Koloniekak – Leven in een gevangenisdorp

De twintigste eeuw in Veenhuizen

Marriët Meester

Stichting Het Drentse Boek

ISBN: 9789065091901

“I had only just moved into the empty rectory when the director of the Prison Museum and the director of the Veenhuizen Penitentiary Institution turned up on my doorstep, asking if I wanted to write a book based on interviews with (former) Veenhuizers. The oral history of the ‘colony village’ Veenhuizen had to be put in writing, they thought. I had my doubts; I had come here with a completely different plan, which was suddenly pushed aside. I really had to change my mind.” Mariët finally agreed and wanted to make an appointment for a first interview, with a 98-year-old woman. “Turned out she had just died,” says Mariët. “That was the moment I realised that recording that oral history was important.
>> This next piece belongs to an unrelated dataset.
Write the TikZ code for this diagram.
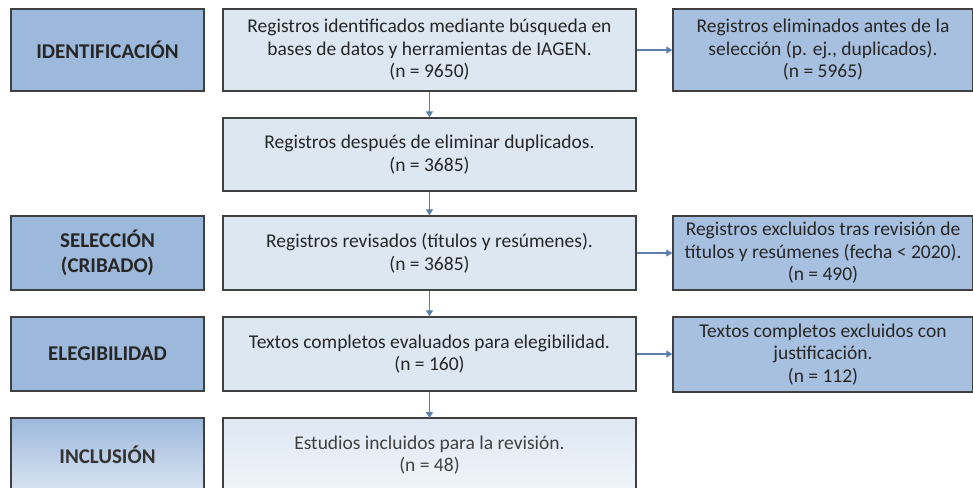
\documentclass[tikz,border=0pt]{standalone}
\usepackage{fontspec}
\setmainfont{Carlito}
\usetikzlibrary{arrows.meta}
\definecolor{leftfill}{HTML}{9CB8DB}
\definecolor{midfill}{HTML}{DDE7F2}
\definecolor{rightfill}{HTML}{A8C0DF}
\definecolor{edgecol}{HTML}{404040}
\definecolor{arrcol}{HTML}{5B7FAA}
\begin{document}
\begin{tikzpicture}[x=1pt,y=1pt,
  box/.style={draw=edgecol, line width=1.4pt, rectangle, inner sep=0pt, align=center, font=\fontsize{19.5}{22.5}\selectfont, text=black!85},
  phase/.style={box, fill=leftfill, font=\fontsize{21}{25}\selectfont\bfseries, minimum width=193pt},
  midbox/.style={box, fill=midfill, minimum width=413pt},
  sidebox/.style={box, fill=rightfill, minimum width=300pt},
  flow/.style={draw=arrcol, line width=1.2pt, -{Triangle[length=6pt,width=7pt]}}
]
\useasboundingbox (0,0) rectangle (973,-487);
\fill[white] (0,0) rectangle (973,-487);
\begin{scope}
\clip (0,0) rectangle (973,-487);
% phase boxes
\node[phase, minimum height=82pt] (p1) at (107.5,-50) {IDENTIFICACIÓN};
\node[phase, minimum height=74pt] (p2) at (107.5,-253) {SELECCIÓN\\(CRIBADO)};
\node[phase, minimum height=74pt] (p3) at (107.5,-354) {ELEGIBILIDAD};
\shade[top color=leftfill, bottom color=leftfill!35!white] (11,-418) rectangle (204,-495);
\draw[edgecol, line width=1.4pt] (11,-495) -- (11,-418) -- (204,-418) -- (204,-495);
\node[font=\fontsize{21}{25}\selectfont\bfseries, text=black!80] (p4) at (107.5,-455) {INCLUSIÓN};
% middle boxes
\node[midbox, minimum height=82pt] (m1) at (429.5,-50) {Registros identificados mediante búsqueda en\\bases de datos y herramientas de IAGEN.\\(n = 9650)};
\node[midbox, minimum height=73pt] (m2) at (429.5,-154.5) {Registros después de eliminar duplicados.\\(n = 3685)};
\node[midbox, minimum height=74pt] (m3) at (429.5,-253) {Registros revisados (títulos y resúmenes).\\(n = 3685)};
\node[midbox, minimum height=74pt] (m4) at (429.5,-354) {Textos completos evaluados para elegibilidad.\\(n = 160)};
\shade[top color=midfill, bottom color=midfill!40!white] (223,-418) rectangle (636,-495);
\draw[edgecol, line width=1.4pt] (223,-495) -- (223,-418) -- (636,-418) -- (636,-495);
\coordinate (m5top) at (429.5,-418);
\node[font=\fontsize{19.5}{22.5}\selectfont, align=center, text=black!75] (m5) at (429.5,-455) {Estudios incluidos para la revisión.\\(n = 48)};
% side boxes
\node[sidebox, minimum height=82pt] (r1) at (823,-50) {Registros eliminados antes de la\\selección (p. ej., duplicados).\\(n = 5965)};
\node[sidebox, minimum height=74pt] (r2) at (823,-253) {Registros excluidos tras revisión de\\títulos y resúmenes (fecha < 2020).\\(n = 490)};
\node[sidebox, minimum height=75pt] (r3) at (823,-354.5) {Textos completos excluidos con\\justificación.\\(n = 112)};
% connectors
\draw[flow] (m1) -- (m2);
\draw[flow] (m2) -- (m3);
\draw[flow] (m3) -- (m4);
\draw[flow] (m4) -- (m5top);
\draw[flow] (m1.east) -- (m1.east -| r1.west);
\draw[flow] (m3.east) -- (m3.east -| r2.west);
\draw[flow] (m4.east) -- (m4.east -| r3.west);
\end{scope}
\end{tikzpicture}
\end{document}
Now there are still eyewitnesses who know what it was like to live and work in that isolated prison village of Veenhuizen. It was the time when you couldn’t enter Veenhuizen if you had nothing to do there.”

 

Mariët interviewed 37 people for her book Koloniekak. The term is a household word among the Veenhuizers interviewed. “That’s what they were called,” explains Mariët. “One former resident aptly put it: ‘we had shoes; in the other villages they had clogs’. Not surprisingly noted. Veenhuizen was a civil service enclave where justice personnel from all over the country worked.”

 

Koloniekak describes the Veenhuizen of the twentieth century, roughly until the 1980s, when Veenhuizen ‘opened’ and everyone was allowed to live there, even if they were not detainees or employed by the judiciary.